What You Can Actually Do About It
Three concrete moves that work in 2026:
First, track everything. You cannot fight algorithmic pay compression if you do not know what your real per-hour and per-mile earnings actually are. Apps like Gridwise, Stride, and Everlance show you the real numbers across platforms.
Second, develop a personal acceptance floor. Decline rides that fall below your minimum per-mile rate. Most drivers find $1.20 to $1.50 per mile is the breakeven point in 2026. Anything below that, the algorithm is testing how low you will go. Refuse to be the answer.
Third, and this is the only real defense, build income outside the apps. The algorithm cannot adjust what your direct clients pay you. A regular airport client paying you $60 cash for a trip you would have made $22 from on Uber is income the algorithm cannot touch.
This is where the smart drivers in 2026 are putting their energy. Hotel concierge contacts. Corporate clients. Repeat passengers booking directly. Wedding and event transportation. Anything that gives you income the platforms cannot algorithmically squeeze.
Tools built specifically for this gap are starting to fill it. Platforms like RideShareGuides.com offer free digital business cards and driver IDs designed specifically for US rideshare drivers building a direct client base alongside their app work. The drivers using these tools are the ones quietly insulating themselves from pay compression while everyone else gets squeezed.

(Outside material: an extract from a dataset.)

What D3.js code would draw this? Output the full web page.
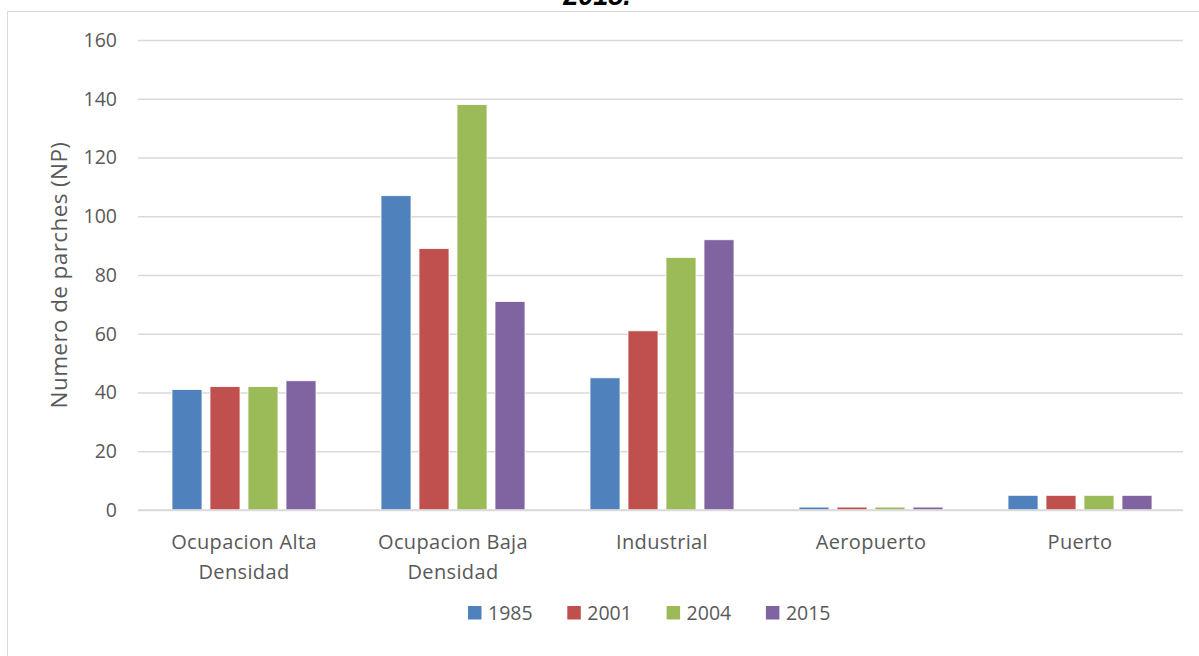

The algorithm is not your friend. It is not neutral. It is a system specifically engineered to find the lowest amount you will accept and offer you exactly that.
Knowing this is the first step. The second step is building a business the algorithm cannot reach.
Drive smart, track your numbers, set your floor, and build the part of your work that pays you what your time is actually worth.